O Brasil caminha para um déficit na balança comercial muito alto em 97, de US$ 8,2 bilhões a US$ 12,6 bilhões, o que vai criar expectativas, no mercado, de medidas de correção. Quanto mais o governo evitá-las ou negá-las, mais vai criar incertezas.
A tese é do ex-presidente do Banco Central Affonso Celso Pastore. Na coluna de domingo, expliquei os critérios que levaram Pastore a projetar déficits comerciais tão altos para o próximo ano. Discuto, aqui, que implicações ele vê a partir desta situação.
Pastore argumenta que, frente a déficits externos muito altos, é possível fazer duas perguntas relevantes: se o país deve tê-los e se pode mantê-los. A discussão tem se concentrado mais sobre se é possível manter, via financiamento e investimento externo, déficits tão altos, mas ele acha mais relevante discutir se eles devem existir.
Sempre que um país gera déficits externos muito elevados, criam-se dúvidas sobre sua sustentabilidade no futuro. Déficits muito elevados levam a um crescimento excessivo da dívida externa e geram a necessidade, no futuro, de que o país produza superávits também muito altos de forma a reequilibrar o balanço de pagamentos.
Déficits externos elevados aumentam o bem-estar presente, pois permitem um aumento extra do consumo. No entanto, este ganho acaba sendo apenas temporário. Um exemplo, diz Pastore, é o "milagre" econômico gerado pela dívida externa nos anos 60 e 70, que acabou exigindo um forte ajuste nos anos 80.
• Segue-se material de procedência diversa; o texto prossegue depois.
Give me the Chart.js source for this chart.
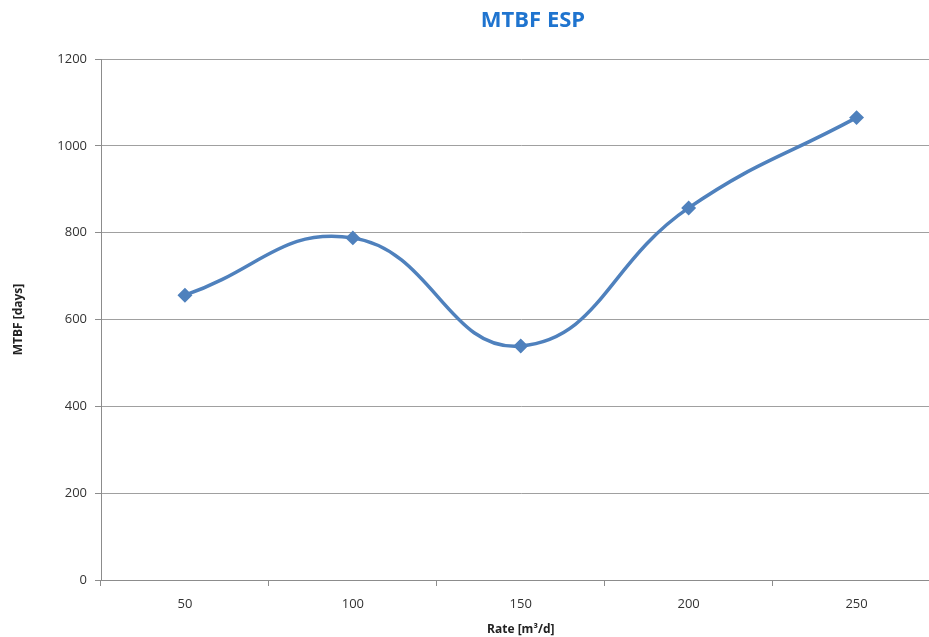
<!DOCTYPE html>
<html>
<head>
<meta charset="utf-8">
<script src="https://cdn.jsdelivr.net/npm/chart.js@4.4.1/dist/chart.umd.min.js"></script>
<style>
  html, body { margin: 0; padding: 0; background: #fff; overflow: hidden; }
  #wrap { position: relative; width: 949px; height: 637px; }
</style>
</head>
<body>
<div id="wrap"><canvas id="c" width="949" height="637"></canvas></div>
<script>
// Rate categories (m³/d) and mean time between failures (days)
const rates = ['50', '100', '150', '200', '250'];
const mtbf = [656, 788, 539, 857, 1065];
const yTicks = [0, 200, 400, 600, 800, 1000, 1200];

const chartTitle = 'MTBF ESP';
const xTitle = 'Rate [m³/d]';
const yTitle = 'MTBF [days]';

const FONT = '"Open Sans", "Liberation Sans", sans-serif';
const axisGray = '#8c8c8c';

// Title drawn centred over the plot
const titlePlugin = {
  id: 'plotTitle',
  afterDraw(chart) {
    const ctx = chart.ctx;
    ctx.save();
    ctx.font = 'bold 22px ' + FONT;
    ctx.fillStyle = '#1f74cf';
    ctx.textAlign = 'center';
    ctx.textBaseline = 'middle';
    ctx.fillText(chartTitle, 533, 21);
    ctx.restore();
  }
};

new Chart(document.getElementById('c'), {
  type: 'line',
  data: {
    labels: rates,
    datasets: [{
      data: mtbf,
      borderColor: '#4f81bd',
      backgroundColor: '#4f81bd',
      borderWidth: 3.5,
      tension: 0.45,
      pointStyle: 'rectRot',
      pointRadius: 5,
      pointHoverRadius: 5,
      fill: false
    }]
  },
  options: {
    responsive: false,
    animation: false,
    layout: { padding: { top: 59, right: 0, bottom: 0, left: 0 } },
    plugins: {
      legend: { display: false },
      tooltip: { enabled: false },
      title: { display: false }
    },
    scales: {
      x: {
        type: 'category',
        offset: true,
        grid: {
          offset: true,
          drawOnChartArea: false,
          drawTicks: true,
          tickLength: 6,
          color: axisGray
        },
        border: { display: true, color: axisGray, width: 1 },
        ticks: {
          color: '#333',
          font: { family: FONT, size: 13 },
          padding: 10,
          maxRotation: 0
        },
        title: {
          display: true,
          text: xTitle,
          color: '#222',
          font: { family: FONT, size: 12, weight: 'bold' },
          padding: { top: 2, bottom: 0 }
        },
        afterFit(scale) { scale.height = 57; }
      },
      y: {
        min: 0,
        max: 1200,
        afterBuildTicks(scale) { scale.ticks = yTicks.map(v => ({ value: v })); },
        grid: {
          color: '#a0a0a0',
          lineWidth: 1,
          drawTicks: true,
          tickLength: 6,
          tickColor: axisGray
        },
        border: { display: true, color: axisGray, width: 1 },
        ticks: {
          color: '#333',
          font: { family: FONT, size: 13 },
          padding: 8,
          callback: (v) => String(v)
        },
        title: {
          display: true,
          text: yTitle,
          color: '#222',
          font: { family: FONT, size: 12, weight: 'bold' },
          padding: { top: 11, bottom: 4 }
        },
        afterFit(scale) { scale.width = 101; }
      }
    }
  },
  plugins: [titlePlugin]
});
</script>
</body>
</html>
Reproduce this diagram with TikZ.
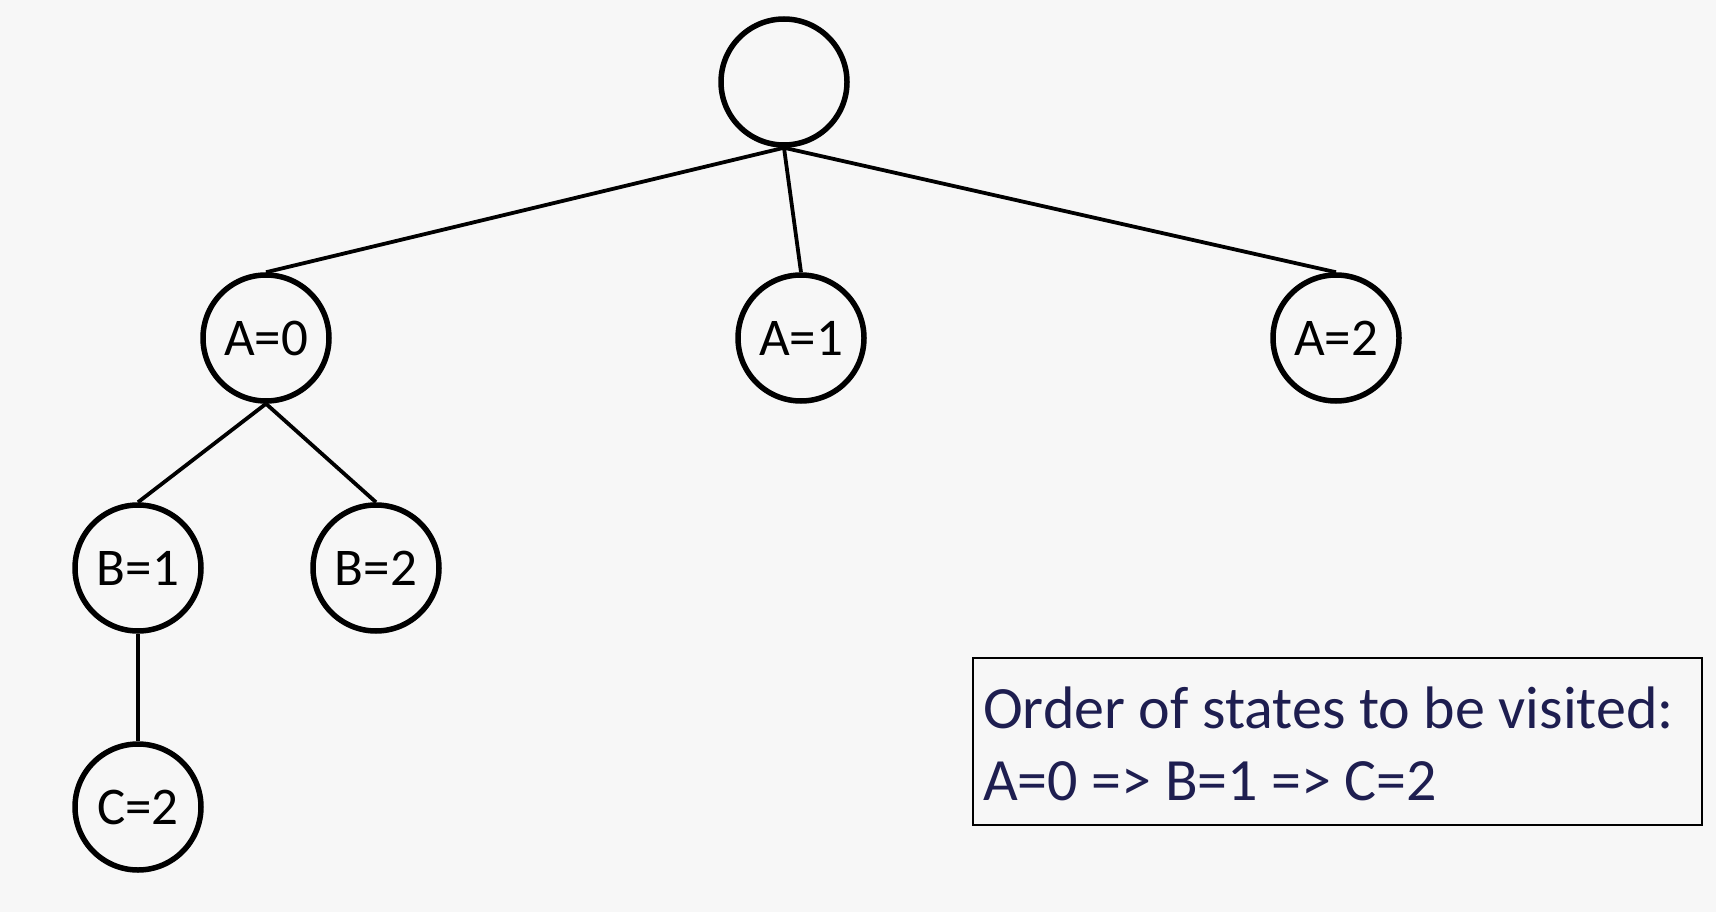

O governo costuma argumentar que o déficit comercial está sendo causado pelo aumento da importação de bens de capital, usados para ampliar os investimentos. Na medida em que esses investimentos se transformem em produção competitiva, as exportações se elevarão e a balança se reequilibrará.
Pastore discorda inteiramente. Ele lembra que as importações subiram US$ 30 bilhões de 1992 a 1995. Deste aumento, US$ 21 bilhões foram de bens de consumo e matérias-primas e apenas US$ 9 bilhões foram de bens de capital.
Além disso, a indústria doméstica de bens de capital foi a única que se manteve em queda depois do Plano Real, pela força da concorrência dos bens de capital importados, que oferecem financiamentos a longo prazo e baixo custo. Boa parte das importações de bens de capital, portanto, apenas veio substituir o que deixou de ser produzido internamente. O surto recente de crescimento foi puxado basicamente pelo consumo, diz ele, não pelo investimento.
A conclusão é que o desequilíbrio terá de ser corrigido e o mercado estará disposto a financiar esse desequilíbrio, desde que esteja convencido que a política econômica acabará sendo alterada para corrigi-lo em algum momento. Insistir que a política econômica não mudará, mesmo que o déficit chegue a níveis muito altos, é, no mínimo, inútil. No limite, pode ser perigoso.
Pastore acha que, se o déficit comercial atingir os níveis que ele prevê em 97, o governo terá de sinalizar uma correção. Mas qual?
Ele diz que a única resposta adequada é um aperto fiscal, que poderia aliviar o déficit externo pela desaceleração na demanda global e abrir condições para eventuais mudanças na política cambial. Insistir na política monetária é complicado.
Uma nova rodada de aumento nos juros teria pouco impacto sobre o nível de investimentos porque ele já é baixo, até porque os juros reais ainda estão muito elevados. Os juros forçariam uma redução nos estoques, mas essa é uma resposta apenas temporária.
Sobre o consumo, de outro lado, juros mais altos poderão ter um efeito perigoso. A primeira rodada de elevação, no ano passado, gerou um salto na inadimplência que está acabando de ser absorvido.
Outra rodada, agora, levaria a um novo salto, a partir de um patamar já elevado e de um sistema bancário fragilizado.
Pastore admite que seria muito difícil para o governo aplicar um aperto fiscal mais expressivo em 97. O problema é que, se não fizer nada, o risco de uma crise mais séria aumentará muito.